Na medida em que jogamos luz nas situações desconfortáveis, seja através de processo terapêutico ou da auto-observação sistemática, percebe-se o pouco domínio que se tem sobre a vontade. Ela impera como uma senhora voluntariosa, não admitindo ser contrariada. Por isso é tão trabalhoso livrar-se de qualquer dependência, seja de ordem emocional ou química. Se deixarmos tudo correndo à larga, dificilmente conseguiremos obter alguma vitória em relação às pulsões. É comum ouvirmos das pessoas a seguinte frase: “Se fosse comigo, eu pararia agora com isso que te faz tão mal.” Fácil, né? Nada mais enganoso. Isso exige determinação e persistência, e nem sempre somos capazes de manter essa disciplina, retomando o leme do barco. Muitos continuam à deriva por anos, entregando-se sem resistir, embora em seu interior a sensação de frustração e impotência persista. Há enorme trabalho a ser feito até conseguir minimamente ter o controle de si. E ainda assim, a um descuido, tudo escapa das nossas mãos.

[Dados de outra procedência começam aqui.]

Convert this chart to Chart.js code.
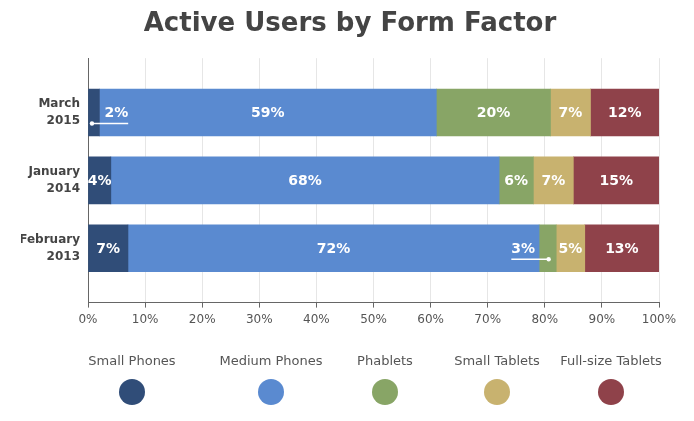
<!DOCTYPE html>
<html>
<head>
<meta charset="utf-8">
<script src="https://cdn.jsdelivr.net/npm/chart.js@4.4.1/dist/chart.umd.min.js"></script>
<style>
    html, body { margin: 0; padding: 0; background: #fff; }
    #wrap { width: 694px; height: 421px; }
</style>
</head>
<body>
<div id="wrap"><canvas id="chart"></canvas></div>
<script>
// Chart data
const categories = [['March', '2015'], ['January', '2014'], ['February', '2013']];
const seriesNames = ['Small Phones', 'Medium Phones', 'Phablets', 'Small Tablets', 'Full-size Tablets'];
const smallPhones = [2, 4, 7];
const mediumPhones = [59, 68, 72];
const phablets = [20, 6, 3];
const smallTablets = [7, 7, 5];
const fullSizeTablets = [12, 15, 13];
const xTicks = [0, 10, 20, 30, 40, 50, 60, 70, 80, 90, 100];

const colors = ['#304d78', '#5a8ad0', '#88a566', '#c8b26f', '#8f424a'];
const FONT = '"DejaVu Sans", sans-serif';

// Legend layout (item centres along the bottom)
const legendCenters = [132, 271, 385, 497, 611];

const seriesValues = [smallPhones, mediumPhones, phablets, smallTablets, fullSizeTablets];

// Draw percentage labels inside each segment, with a callout for thin ones
const segmentLabels = {
    id: 'segmentLabels',
    afterDatasetsDraw(chart) {
        const ctx = chart.ctx;
        const sets = chart.data.datasets;
        ctx.save();
        ctx.font = 'bold 14px ' + FONT;
        ctx.fillStyle = '#fff';
        ctx.strokeStyle = '#fff';
        ctx.textBaseline = 'middle';
        sets.forEach((ds, di) => {
            const meta = chart.getDatasetMeta(di);
            meta.data.forEach((bar, i) => {
                const text = ds.data[i].x + '%';
                const left = Math.min(bar.x, bar.base);
                const right = Math.max(bar.x, bar.base);
                const cx = (left + right) / 2;
                const cy = bar.y;
                if (right - left >= 20) {
                    ctx.textAlign = 'center';
                    ctx.fillText(text, cx, cy + 1);
                    return;
                }
                // thin segment: put the label in the wider neighbour
                const prev = di > 0 ? sets[di - 1].data[i].x : 0;
                const next = di < sets.length - 1 ? sets[di + 1].data[i].x : 0;
                const tw = ctx.measureText(text).width;
                const lineY = cy + 11;
                let x0, x1;
                if (next >= prev) {
                    ctx.textAlign = 'left';
                    ctx.fillText(text, right + 5, cy + 1);
                    x0 = cx - 2; x1 = right + 5 + tw;
                } else {
                    ctx.textAlign = 'right';
                    ctx.fillText(text, left - 4, cy + 1);
                    x0 = left - 4 - tw; x1 = cx + 1;
                }
                ctx.lineWidth = 1.5;
                ctx.beginPath();
                ctx.moveTo(x0, lineY);
                ctx.lineTo(x1, lineY);
                ctx.stroke();
                ctx.beginPath();
                ctx.arc(next >= prev ? x0 : x1, lineY, 2.2, 0, Math.PI * 2);
                ctx.fill();
            });
        });
        ctx.restore();
    }
};

// Legend with label above a coloured circle
const circleLegend = {
    id: 'circleLegend',
    afterDraw(chart) {
        const ctx = chart.ctx;
        ctx.save();
        ctx.font = '13px ' + FONT;
        ctx.textAlign = 'center';
        ctx.textBaseline = 'middle';
        seriesNames.forEach((name, i) => {
            const x = legendCenters[i];
            ctx.fillStyle = '#555';
            ctx.fillText(name, x, 362);
            ctx.fillStyle = colors[i];
            ctx.beginPath();
            ctx.arc(x, 392, 13, 0, Math.PI * 2);
            ctx.fill();
        });
        ctx.restore();
    }
};

const ctx = document.getElementById('chart').getContext('2d');
new Chart(ctx, {
    type: 'bar',
    data: {
        datasets: seriesNames.map((name, s) => ({
            label: name,
            data: seriesValues[s].map((v, i) => ({ x: v, y: i })),
            backgroundColor: colors[s],
            borderWidth: 0,
            barThickness: 47
        }))
    },
    options: {
        indexAxis: 'y',
        responsive: true,
        maintainAspectRatio: false,
        animation: false,
        layout: {
            padding: { left: 21, right: 15, top: 0, bottom: 89 }
        },
        plugins: {
            legend: { display: false },
            tooltip: { enabled: false },
            title: {
                display: true,
                text: 'Active Users by Form Factor',
                color: '#444',
                font: { family: FONT, size: 26, weight: 'bold' },
                padding: { top: 9, bottom: 18 }
            }
        },
        scales: {
            x: {
                type: 'linear',
                stacked: true,
                min: 0,
                max: 100,
                afterBuildTicks: scale => { scale.ticks = xTicks.map(v => ({ value: v })); },
                ticks: {
                    color: '#555',
                    font: { family: FONT, size: 12 },
                    padding: 5,
                    maxRotation: 0,
                    callback: v => v + '%'
                },
                grid: { color: '#e6e6e6', tickColor: '#666', tickLength: 5 },
                border: { color: '#666', width: 1 }
            },
            y: {
                type: 'linear',
                stacked: true,
                reverse: true,
                offset: false,
                min: -0.8,
                max: 2.8,
                afterBuildTicks: scale => { scale.ticks = categories.map((c, i) => ({ value: i })); },
                afterFit: scale => { scale.width = 67; },
                ticks: {
                    color: '#444',
                    font: { family: FONT, size: 12, weight: 'bold', lineHeight: 1.4 },
                    padding: 0,
                    callback: v => categories[v]
                },
                grid: { display: false },
                border: { color: '#666', width: 1 }
            },
            // empty spacer on the right so the title centres like the original
            yRight: {
                type: 'linear',
                position: 'right',
                display: true,
                afterFit: scale => { scale.width = 20; },
                ticks: { display: false },
                grid: { display: false },
                border: { display: false }
            }
        }
    },
    plugins: [segmentLabels, circleLegend]
});
</script>
</body>
</html>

Faço essas reflexões a partir da conversa com um amigo psicólogo. Disse-me ele observar em seu consultório vários pacientes imersos no processo de sujeição entregando-se a atitudes radicais: privam-se do que os perturba de uma só tacada. Uma atitude corajosa, porém raramente respaldada com sucesso na dinâmica do dia a dia. Trocar posturas extremas por outras equivale a permanecer no mesmo lugar, apenas alterando sua roupagem. Na teoria junguiana há um duplo, uma sombra nos acompanhando, parte dos arquétipos mais arraigados da raça. Tudo aquilo que negamos acaba voltando a ocupar espaço na realidade. E de maneira mais forte, impossível de ser dominada. Ou seja: os sábios observam com lupa se algo os incomoda e buscam dosar o seu poder sobre a psique. Vamos aos exemplos: você gosta de jogar pôquer, tem prazer em ingerir bebida à noite, mas sente ser isso prejudicial à sua convivência ou produtividade. É preciso estar atento. Entretanto, extirpá-los sem uma profunda tomada de consciência nunca se revela uma decisão inteligente.
As escolhas lúcidas podem ficar restritas ao desejo interior, sem conhecer a luz do sol. Admitir certa incapacidade em se livrar de tantos incômodos costuma ser o melhor caminho para diminuir a sensação de fracasso. Claro, há quem tenha aptidão resolutiva admirável. Acordam pela manhã e dizem: chega, vou mudar a minha vida. E conseguem ser vitoriosos. Mas, convenhamos, a maioria de nós não chega a tanto. É lutar contra moinhos de vento. Se fosse simples, diminuiria o número de homens e mulheres deprimidos, ansiosos, viciados. No cotidiano, aprender a se relacionar com as falhas (tentando ultrapassá-las) resulta em grande alento.
A natureza humana é inconstante. Melhor se reconciliar com ela, caminhando vigilante, com os olhos bem abertos. Agindo assim, será menos improvável nos desestabilizarmos. A liberdade também se vincula à aceitação dos próprios defeitos.